DIRECTION :: Without the pictures, extract every line from the start of the material to the line containing "import numpy as np", both ends included.

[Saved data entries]

+++++

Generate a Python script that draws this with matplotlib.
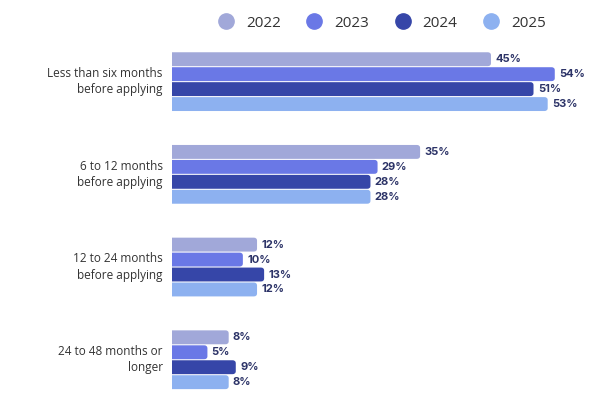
import matplotlib.pyplot as plt
from matplotlib.lines import Line2D
from matplotlib.patches import FancyBboxPatch
import numpy as np

categories = ['Less than six months\nbefore applying', '6 to 12 months\nbefore applying',
              '12 to 24 months\nbefore applying', '24 to 48 months or\nlonger']
years = ['2022', '2023', '2024', '2025']
values = {
    '2022': [45, 35, 12, 8],
    '2023': [54, 29, 10, 5],
    '2024': [51, 28, 13, 9],
    '2025': [53, 28, 12, 8],
}
colors = ['#A1A8D9', '#6A78E6', '#3646A8', '#8DB1F0']

fig = plt.figure(figsize=(6.12, 3.98), dpi=100)
ax = fig.add_axes([0.281, 0.021, 0.695, 0.849])

group_pitch = 6.2
group_y = np.arange(len(categories)) * group_pitch
bar_h = 0.93

for j, yr in enumerate(years):
    ys = group_y + j
    for y, v in zip(ys, values[yr]):
        # start left of the axes so the left rounding is clipped away
        ax.add_patch(FancyBboxPatch((-2, y - bar_h / 2), v + 2, bar_h,
                                    boxstyle='round,pad=0,rounding_size=0.45',
                                    mutation_aspect=0.45, linewidth=0, color=colors[j]))
        ax.text(v + 0.6, y, f'{v}%', va='center', ha='left', fontsize=8,
                fontweight='bold', color='#2D3468', family='Inter')

ax.set_xlim(0, 60)
ax.set_ylim(group_y[-1] + 3.5, -0.5)
ax.axis('off')

for y, cat in zip(group_y + 1.5, categories):
    ax.text(-1.3, y, cat, ha='right', va='center', fontsize=8.5,
            color='#333333', family='Open Sans', linespacing=1.35)

handles = [Line2D([], [], marker='o', linestyle='none', markersize=11,
                  markerfacecolor=c, markeredgecolor=c) for c in colors]
fig.legend(handles, years, loc='center', bbox_to_anchor=(0.618, 0.942), ncol=4,
           frameon=False, handletextpad=0.3, columnspacing=1.2,
           prop={'family': 'Open Sans', 'size': 11}, labelcolor='#333333')

plt.savefig('out.png', dpi=100)
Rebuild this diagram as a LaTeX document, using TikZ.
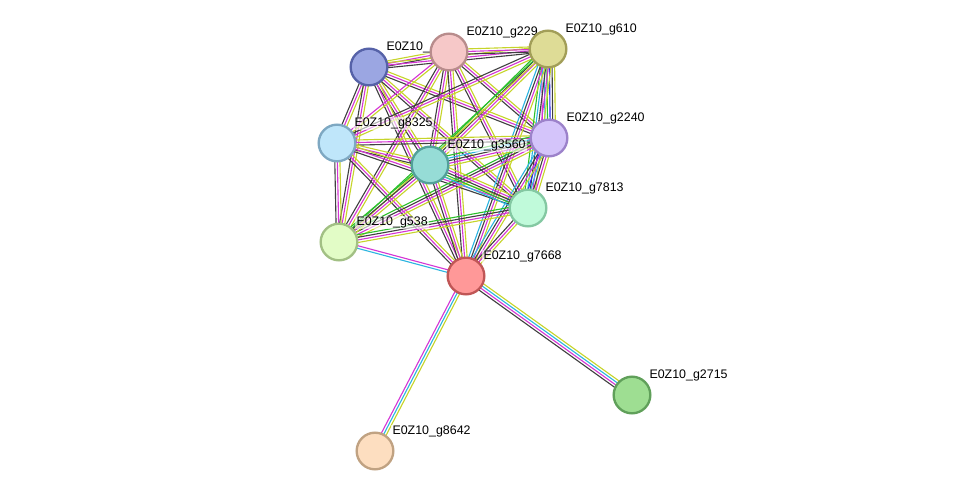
\documentclass[tikz,border=0pt]{standalone}
\usepackage{fontspec}
\setmainfont{Liberation Sans}
\usetikzlibrary{calc}
\pgfdeclarelayer{edges}
\pgfsetlayers{edges,main}
\definecolor{ek}{HTML}{404040}
\definecolor{em}{HTML}{D436D4}
\definecolor{ey}{HTML}{C6D42A}
\definecolor{ec}{HTML}{2DB5E0}
\definecolor{eg}{HTML}{2CC02C}
\definecolor{eb}{HTML}{2A2AF0}
\begin{document}
\begin{tikzpicture}[x=0.03cm, y=-0.03cm,
  prot/.style={circle, minimum size=1.1cm, line width=2pt, inner sep=0pt},
  lbl/.style={font=\fontsize{10.6}{12}\selectfont, fill=white, fill opacity=0.6, text opacity=1, inner sep=1pt, xshift=2pt, yshift=-1pt},
  ln/.style={line width=0.95pt}]
\useasboundingbox (0,0) rectangle (976,497);
\node[prot, fill={rgb,255:red,155;green,166;blue,226}, draw={rgb,255:red,86;green,98;blue,168}, label={[lbl]45:E0Z10\_}] (gx) at (369,67) {};
\node[prot, fill={rgb,255:red,246;green,200;blue,200}, draw={rgb,255:red,184;green,140;blue,140}, label={[lbl]45:E0Z10\_g229}] (g229) at (449,52) {};
\node[prot, fill={rgb,255:red,222;green,220;blue,150}, draw={rgb,255:red,162;green,158;blue,88}, label={[lbl]45:E0Z10\_g610}] (g610) at (548,49) {};
\node[prot, fill={rgb,255:red,191;green,230;blue,250}, draw={rgb,255:red,126;green,168;blue,194}, label={[lbl]45:E0Z10\_g8325}] (g8325) at (337,143) {};
\node[prot, fill={rgb,255:red,212;green,196;blue,250}, draw={rgb,255:red,156;green,130;blue,202}, label={[lbl]45:E0Z10\_g2240}] (g2240) at (549,138) {};
\node[prot, fill={rgb,255:red,150;green,220;blue,214}, draw={rgb,255:red,82;green,160;blue,154}, label={[lbl]45:E0Z10\_g3560}] (g3560) at (430,165) {};
\node[prot, fill={rgb,255:red,192;green,250;blue,218}, draw={rgb,255:red,132;green,200;blue,162}, label={[lbl]45:E0Z10\_g7813}] (g7813) at (528,208) {};
\node[prot, fill={rgb,255:red,226;green,252;blue,198}, draw={rgb,255:red,162;green,192;blue,132}, label={[lbl]45:E0Z10\_g538}] (g538) at (339,242) {};
\node[prot, fill={rgb,255:red,255;green,152;blue,152}, draw={rgb,255:red,192;green,86;blue,86}, label={[lbl]45:E0Z10\_g7668}] (g7668) at (466,276) {};
\node[prot, fill={rgb,255:red,158;green,222;blue,146}, draw={rgb,255:red,96;green,160;blue,90}, label={[lbl]45:E0Z10\_g2715}] (g2715) at (632,395) {};
\node[prot, fill={rgb,255:red,253;green,222;blue,192}, draw={rgb,255:red,192;green,162;blue,130}, label={[lbl]45:E0Z10\_g8642}] (g8642) at (375,451) {};
\begin{pgfonlayer}{edges}
\foreach \a/\b/\n/\cols in {gx/g229/3/{ek,em,ey}, gx/g610/3/{ek,em,ey}, g229/g610/3/{ek,em,ey},
  gx/g8325/3/{ek,em,ey}, gx/g3560/3/{ek,em,ey}, gx/g2240/3/{ek,em,ey}, gx/g7813/3/{ek,em,ey},
  gx/g538/3/{ek,em,ey}, gx/g7668/3/{ek,em,ey}, g229/g8325/2/{em,ey}, g229/g3560/3/{ek,em,ey},
  g229/g2240/3/{ek,em,ey}, g229/g7813/3/{ek,em,ey}, g229/g538/3/{ek,em,ey}, g229/g7668/3/{ek,em,ey},
  g610/g8325/3/{ek,em,ey}, g610/g3560/4/{eg,ek,em,ey}, g610/g2240/6/{em,ec,eg,eb,ek,ey},
  g610/g7813/5/{eg,ec,ek,em,ey}, g610/g538/2/{eg,ey}, g610/g7668/4/{ec,ek,em,ey},
  g8325/g2240/3/{ek,em,ey}, g8325/g3560/3/{ek,em,ey}, g8325/g7813/3/{ek,em,ey},
  g8325/g538/3/{ek,em,ey}, g8325/g7668/3/{ek,em,ey}, g2240/g3560/5/{eg,ec,ek,em,ey},
  g2240/g7813/5/{eb,ec,ek,em,ey}, g2240/g538/4/{eg,ek,em,ey}, g2240/g7668/4/{ec,ek,em,ey},
  g3560/g7813/5/{ec,eg,ek,em,ey}, g3560/g538/4/{eg,ek,em,ey}, g3560/g7668/3/{ek,em,ey},
  g7813/g538/4/{eg,ek,em,ey}, g7813/g7668/3/{ek,em,ey}, g538/g7668/2/{ec,em},
  g7668/g2715/4/{ek,em,ec,ey}, g7668/g8642/3/{em,ec,ey}}{
  \foreach \c [count=\i] in \cols {
    \pgfmathsetmacro\off{(\i-(\n+1)/2)*2.2}
    \draw[ln, \c] ($(\a)!\off pt!90:(\b)$) -- ($(\b)!\off pt!-90:(\a)$);
  }
}
\end{pgfonlayer}
\end{tikzpicture}
\end{document}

+++++

EXERCISE SOLUTION ::
Generate a Python script that draws this with matplotlib.
import matplotlib.pyplot as plt
from matplotlib.lines import Line2D
from matplotlib.patches import FancyBboxPatch
import numpy as np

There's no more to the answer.